ERA un uomo incredibile, Graziano. La prima volta che lo incontrammo a casa sua, in via Fenulli, per aiutarlo nella stesura della sua straordinaria testimonianza, ci mostrò quelle foto raccapriccianti. Erano una ventina, tutte in bianco e nero, gli angoli ingialliti. Le custodiva gelosamente in una busta datata come quelle immagini. Ce la porse dicendo: «La av- verto, sono un po'forti». Un eufemismo: c'era da sentirsi male sul serio, roba che ti veniva da chiudere gli occhi, da voltarti dall'altra parte, tanto la visione era insostenibile. Quella congerie di corpi nudi, alcuni con visibili i segni delle torture, ammassati gli uni sugli altri, era un pugno nello stomaco. C'erano anche una donna in stato interessante e una bambina. Mentre raccontava le sue vicissitudini, seduto al tavolo, in sala, non stava fermo un attimo. Si alzava di continuo, nonostante l'anca dolente.

Tirava fuori un mare magnum di libri sulla sua Pola, appunti, manoscritti, documenti. Poi, mentre ripercorreva quegli attimi tragici, che noi registravamo pedissequamente, lui guardava dritto davanti a sé. Si isolava.

Guai a interromperlo: lui proseguiva la sua narrazione, come in uno stato di trance. Graziano aveva l'incredibile dono di risucchiarti in quel racconto che lui riviveva ogni volta attimo per attimo. Così t'immaginavi Nini, il suo commilitone, che lo stesso Udovisi aveva salvato fortuitamente quel giorno di maggio quando era stato infocato. Lo aveva afferrato per i capelli. Eppoi parlava sempre con cognizione, rievocava ogni istante con estrema lucidità, ricordava con dovìzia i dialoghi, i nomi dei luoghi, le date. E se mai gli sorgeva un dubbio setacciava i libri e ricontrallava tutto con rigore certosino. Non lasciava mai nulla al caso, rileggeva ogni volta ciò che ci aveva dettato, correggeva, faceva annotazioni.
 

«COSI va meglio, è più chiaro», spiegava con il puntiglio tipico del maestro. Diceva che a scrivere di suo pugno non ce la faceva, si deprimeva, così preferiva dettare. Spesso s'interrompeva. Quei ricordi, pesanti come i macigni che gli misero al collo prima dell'infoibamento, gli toglievano il sonno. «La notte non riesco a dormire, non passa sera che non pensi a loro» ripeteva come un mantra. Ripensava ai morti ammazzati, a quel che non aveva potuto fare per salvarli. A quel punto la voce gli s'incrinava e scoppiava a piangere. Gli capitava spesso. «Per oggi basta» concludeva così le nostre 'sedute narrative" e si perdeva in chiacchiere più leggiadre. Raccontava sempre dei suoi nipoti, di come fossero una famiglia unita. Un giorno, poco prima di concludere il libro, disse: «Ora io sono pronto. Sono sereno.

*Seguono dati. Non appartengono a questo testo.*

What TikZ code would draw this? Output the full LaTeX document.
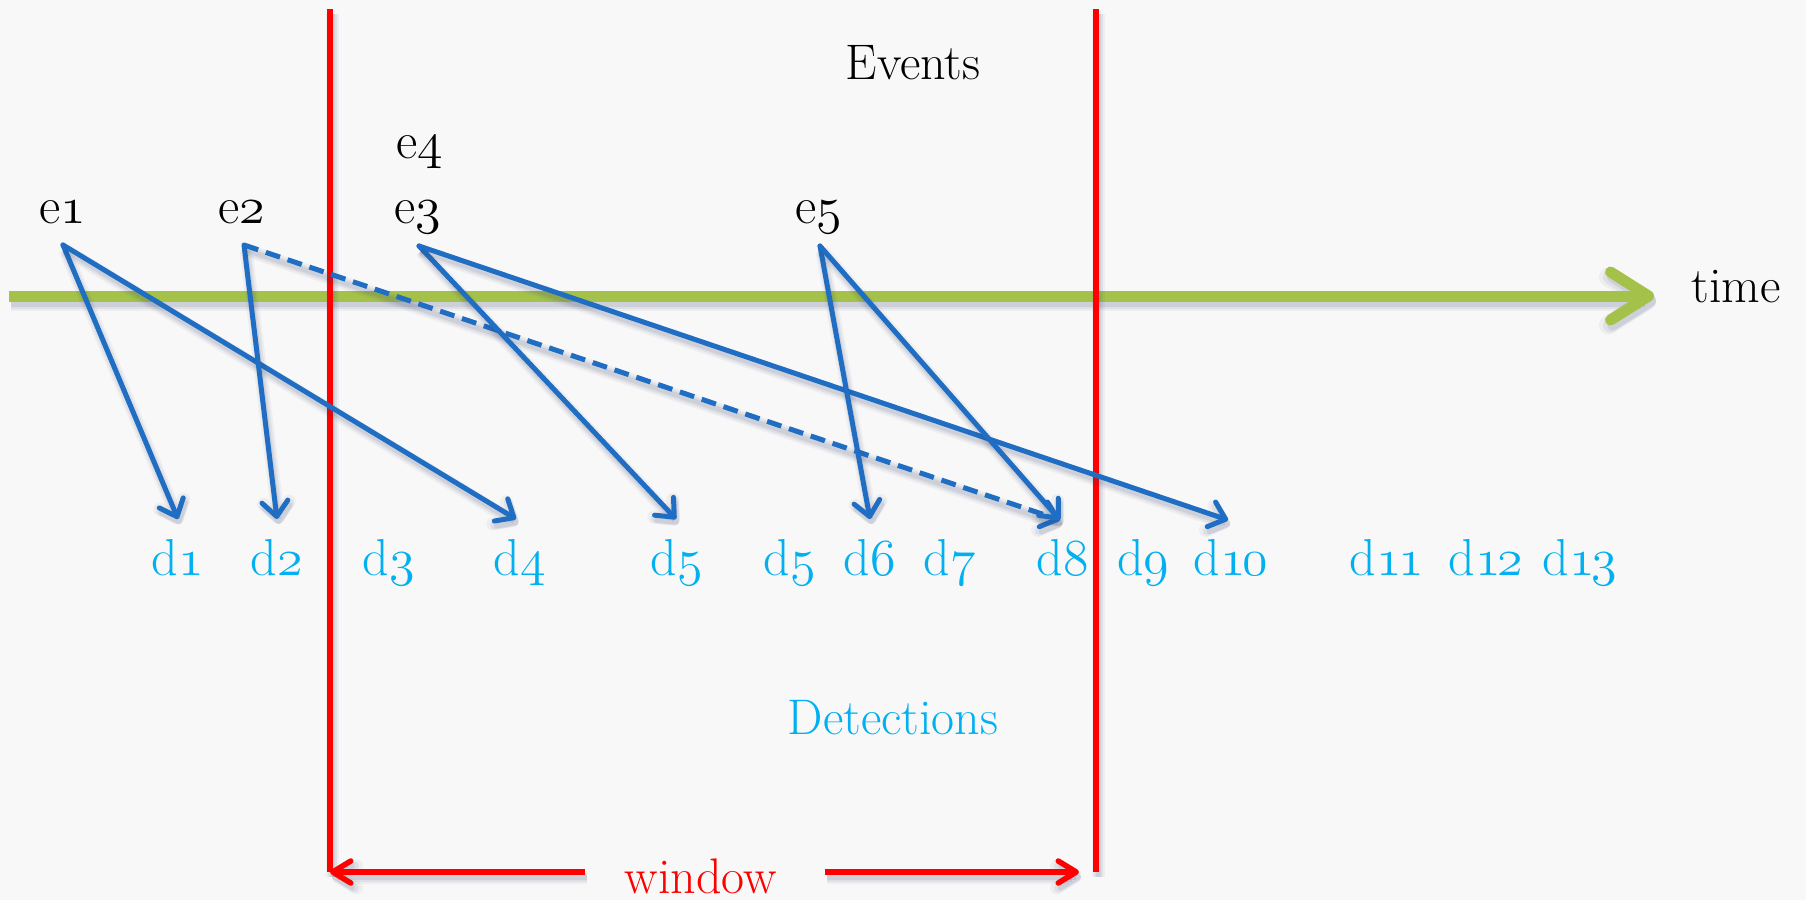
\documentclass[tikz,border=0pt]{standalone}
\usetikzlibrary{arrows.meta}

\definecolor{paper}{HTML}{F8F8F8}
\definecolor{linkblue}{HTML}{1F6EC4}
\definecolor{detcyan}{HTML}{00B0F0}
\definecolor{timegreen}{HTML}{A4C24A}
\definecolor{winred}{HTML}{FF0000}
\definecolor{shade}{HTML}{34456E}

% old-style figures from the math italic font, scalable to any size
\DeclareFontFamily{OML}{osfdig}{\skewchar\font=127 }
\DeclareFontShape{OML}{osfdig}{m}{it}{<->cmmi12}{}
\newcommand\osf[1]{{\usefont{OML}{osfdig}{m}{it}#1}}

\tikzset{
  lbl/.style={anchor=base, inner sep=0pt, font=\fontsize{50}{54}\selectfont},
  tag/.style={anchor=base, inner sep=0pt, font=\fontsize{52}{56}\selectfont},
  evlbl/.style={tag, text=black},
  detlbl/.style={tag, text=detcyan},
  soft shadow/.style={
    preaction={draw=shade, draw opacity=0.05, line width=#1+8pt,
      transform canvas={xshift=2pt,yshift=-5pt}},
    preaction={draw=shade, draw opacity=0.08, line width=#1+4pt,
      transform canvas={xshift=2pt,yshift=-5pt}},
    preaction={draw=shade, draw opacity=0.10, line width=#1,
      transform canvas={xshift=2pt,yshift=-5pt}}},
  link/.style={draw=linkblue, line width=5pt, line cap=round, line join=round,
    -{Straight Barb[length=15pt,width=26pt,round]}, soft shadow=5pt},
  dashlink/.style={link, line cap=butt, dash pattern=on 15pt off 8pt},
  timeline/.style={draw=timegreen, line width=11pt, line join=round,
    -{Straight Barb[length=38pt,width=48pt,round]}, soft shadow=11pt},
  bar/.style={draw=winred, line width=5.5pt, soft shadow=5pt},
  span/.style={draw=winred, line width=5.5pt,
    -{Straight Barb[length=18pt,width=22pt,round]}, soft shadow=5pt},
}

\begin{document}
\begin{tikzpicture}[x=1pt, y=-1pt]
  \useasboundingbox (0,0) rectangle (1806,900);
  \fill[paper] (0,0) rectangle (1806,900);

  % time axis
  \coordinate (t0) at (9,296);
  \coordinate (t1) at (1654,296);
  \draw[timeline] (t0) -- (t1);
  \node[lbl] (time) at (1736,302) {time};

  % headings
  \node[lbl] (events) at (913,79) {Events};
  \node[lbl, text=detcyan] (detections) at (893,734) {Detections};

  % events
  \node[evlbl] (e1) at (63,223) {e\osf{1}};
  \node[evlbl] (e2) at (242,223) {e\osf{2}};
  \node[evlbl] (e3) at (418,223) {e\osf{3}};
  \node[evlbl] (e4) at (420,158) {e\osf{4}};
  \node[evlbl] (e5) at (819,223) {e\osf{5}};

  % detections
  \node[detlbl] (d1)  at (178,575)  {d\osf{1}};
  \node[detlbl] (d2)  at (277,575)  {d\osf{2}};
  \node[detlbl] (d3)  at (389,575)  {d\osf{3}};
  \node[detlbl] (d4)  at (520,575)  {d\osf{4}};
  \node[detlbl] (d5)  at (677,575)  {d\osf{5}};
  \node[detlbl] (d5b) at (790,575)  {d\osf{5}};
  \node[detlbl] (d6)  at (870,575)  {d\osf{6}};
  \node[detlbl] (d7)  at (950,575)  {d\osf{7}};
  \node[detlbl] (d8)  at (1063,575) {d\osf{8}};
  \node[detlbl] (d9)  at (1143,575) {d\osf{9}};
  \node[detlbl] (d10) at (1231,575) {d\osf{1\kern-3pt0}};
  \node[detlbl] (d11) at (1387,575) {d\osf{1\kern-3pt1}};
  \node[detlbl] (d12) at (1486,575) {d\osf{1\kern-3pt2}};
  \node[detlbl] (d13) at (1580,575) {d\osf{1\kern-3pt3}};

  % window boundaries
  \coordinate (lt) at (330,9);
  \coordinate (lb) at (330,872);
  \coordinate (rt) at (1096,9);
  \coordinate (rb) at (1096,872);
  \draw[bar] (lt) -- (lb);
  \draw[bar] (rt) -- (rb);

  % event -> detection links
  \coordinate (e1out) at (63,245);
  \coordinate (e2out) at (244,245);
  \coordinate (e3out) at (419,246);
  \coordinate (e5out) at (820,246);
  \coordinate (d1in)  at (178,519);
  \coordinate (d2in)  at (277,519);
  \coordinate (d4in)  at (516,519);
  \coordinate (d5in)  at (676,519);
  \coordinate (d6in)  at (870,519);
  \coordinate (d8in)  at (1060,520);
  \coordinate (d10in) at (1228,520);

  \draw[link] (e1out) -- (d1in);
  \draw[link] (e1out) -- (d4in);
  \draw[link] (e2out) -- (d2in);
  \draw[dashlink] (e2out) -- (d8in);
  \draw[link] (e3out) -- (d5in);
  \draw[link] (e3out) -- (d10in);
  \draw[link] (e5out) -- (d6in);
  \draw[link] (e5out) -- (d8in);

  % window span
  \node[lbl, text=winred] (window) at (701,893) {window};
  \coordinate (wl) at (585,872);
  \coordinate (wr) at (825,872);
  \coordinate (wre) at (1079,872);
  \draw[span] (wl) -- (lb);
  \draw[span] (wr) -- (wre);
\end{tikzpicture}
\end{document}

Aspetto che arrivi il mio momento, quel che dovevo fare l'ho fatto». Fu l'unica volta che ebbe un pensiero ferale, ma persino in quel frangente era tranquillo. Credeva in Dio, Graziano, anche se ci teneva a sottolineare di non essere «mai stato un baciapile». Eppure gli piaceva confrontarsi con i sacerdoti sul suo vissuto, mentre ai suoi piccoli allievi aveva taciuto la sua esperienza. Lo aveva fatto unicamente per proteggerli, raccontava.

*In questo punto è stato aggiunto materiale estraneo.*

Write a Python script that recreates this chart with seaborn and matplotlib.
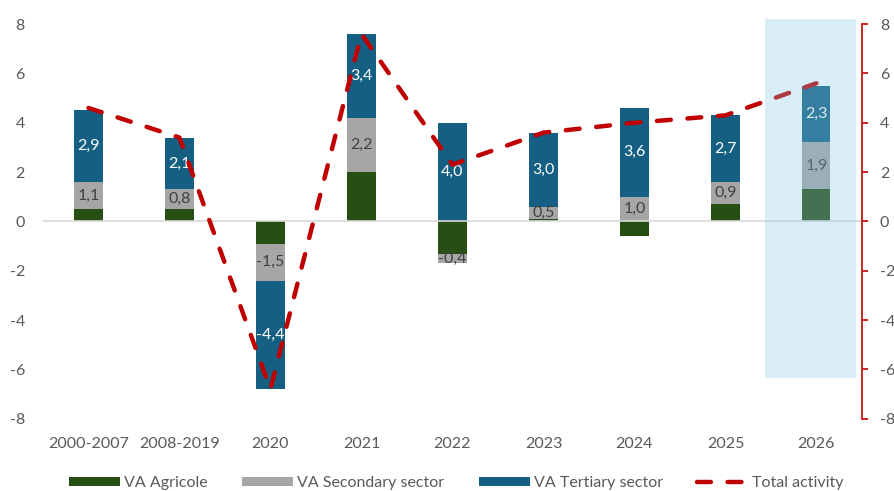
import numpy as np
import pandas as pd
import matplotlib
matplotlib.use("Agg")
import matplotlib.pyplot as plt
from matplotlib.patches import Rectangle, Patch
from matplotlib.lines import Line2D
import seaborn as sns

# ---- data -------------------------------------------------------------
periods = ["2000-2007", "2008-2019", "2020", "2021", "2022",
           "2023", "2024", "2025", "2026"]
va_agricole = [0.5, 0.5, -0.9, 2.0, -1.3, 0.1, -0.6, 0.7, 1.3]
va_secondary = [1.1, 0.8, -1.5, 2.2, -0.4, 0.5, 1.0, 0.9, 1.9]
va_tertiary = [2.9, 2.1, -4.4, 3.4, 4.0, 3.0, 3.6, 2.7, 2.3]
total_activity = [4.6, 3.4, -6.8, 7.6, 2.3, 3.6, 4.0, 4.3, 5.6]

series_names = ["VA Agricole", "VA Secondary sector", "VA Tertiary sector"]
series_values = [va_agricole, va_secondary, va_tertiary]
series_colors = ["#274E13", "#A6A6A6", "#156082"]
label_colors = [None, "#404040", "#FFFFFF"]
line_name = "Total activity"
line_color = "#C00000"
text_color = "#595959"

# ---- style ------------------------------------------------------------
sns.set_theme(style="white")
plt.rcParams["font.family"] = ["Lato", "DejaVu Sans"]
plt.rcParams["lines.scale_dashes"] = False
plt.rcParams["axes.unicode_minus"] = False
FS = 11.5

fig = plt.figure(figsize=(8.95, 4.91), dpi=100)
ax = fig.add_axes([0.048, 0.147, 0.915, 0.804])

# ---- stacked bars (positive and negative parts stacked separately) ----
vals = np.array(series_values)
pos_cum = np.cumsum(np.clip(vals, 0, None), axis=0)
neg_cum = np.cumsum(np.clip(vals, None, 0), axis=0)
bar_w = 0.31

for cum in (pos_cum, neg_cum):
    # draw outermost level first, inner levels on top of it
    for k in range(len(series_values) - 1, -1, -1):
        df = pd.DataFrame({"period": periods, "value": cum[k]})
        sns.barplot(data=df, x="period", y="value", order=periods,
                    color=series_colors[k], saturation=1, width=bar_w,
                    edgecolor="none", linewidth=0, ax=ax, zorder=1)

# value labels in the middle of the secondary and tertiary segments
for k in (1, 2):
    for i, v in enumerate(vals[k]):
        if v >= 0:
            lo = pos_cum[k][i] - v
        else:
            lo = neg_cum[k][i] - v
        mid = lo + v / 2
        ax.text(i, mid, f"{v:.1f}".replace(".", ","), ha="center",
                va="center", fontsize=FS, color=label_colors[k], zorder=3)

# zero reference line
ax.axhline(0, color="#D9D9D9", lw=1.2, zorder=2)

# ---- total activity line ----------------------------------------------
xpos = np.arange(len(periods))
sns.lineplot(x=xpos, y=total_activity, color=line_color, lw=3.2,
             linestyle=(0, (10, 12)), dash_capstyle="round", ax=ax,
             zorder=4, legend=False)

# ---- highlight of the forecast year -----------------------------------
last = len(periods) - 1
ax.add_patch(Rectangle((last - 0.566, -6.35), 1.0, 14.55,
                       facecolor="#84C6E4", alpha=0.3, edgecolor="none",
                       zorder=5, clip_on=False))

# ---- axes -------------------------------------------------------------
yticks = np.arange(-8, 9, 2)
ax.set_xlim(-0.5, len(periods) - 0.5)
ax.set_ylim(-8, 8)
ax.set_yticks(yticks)
ax.set_xlabel("")
ax.set_ylabel("")
for s in ax.spines.values():
    s.set_visible(False)
ax.tick_params(axis="y", length=0, pad=13, labelsize=FS, labelcolor=text_color)
ax.tick_params(axis="x", length=0, pad=13, labelsize=FS, labelcolor=text_color)

ax2 = ax.twinx()
ax2.set_ylim(-8, 8)
ax2.set_yticks(yticks)
for name, s in ax2.spines.items():
    s.set_visible(name == "right")
ax2.spines["right"].set_color(line_color)
ax2.spines["right"].set_linewidth(1.2)
ax2.tick_params(axis="y", length=4, width=1.2, color=line_color, pad=9,
                labelsize=FS, labelcolor=text_color)
ax2.grid(False)
ax.grid(False)

# ---- legend -----------------------------------------------------------
handles = [Patch(facecolor=c, edgecolor="none") for c in series_colors]
handles.append(Line2D([0], [0], color=line_color, lw=3.2,
                      linestyle=(0, (10, 12)), dash_capstyle="round"))
fig.legend(handles, series_names + [line_name], loc="center",
           bbox_to_anchor=(0.51, 0.016), ncol=4, frameon=False,
           fontsize=FS, labelcolor=text_color, handlelength=3.2,
           handleheight=0.5, handletextpad=0.25, columnspacing=2.15)

fig.savefig("out.png", dpi=100)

CON Graziano se ne va un pezzo d'Italia, un uomo straordinario al quale, come disse suo nipote Stefano, nel giorno della presentazione di "Foibe" a Reggio, non si poteva che voler bene. Il suo ricordo, però, vivrà in quelle pagine che in più d'uno hanno definito «un documento semplicemente unico».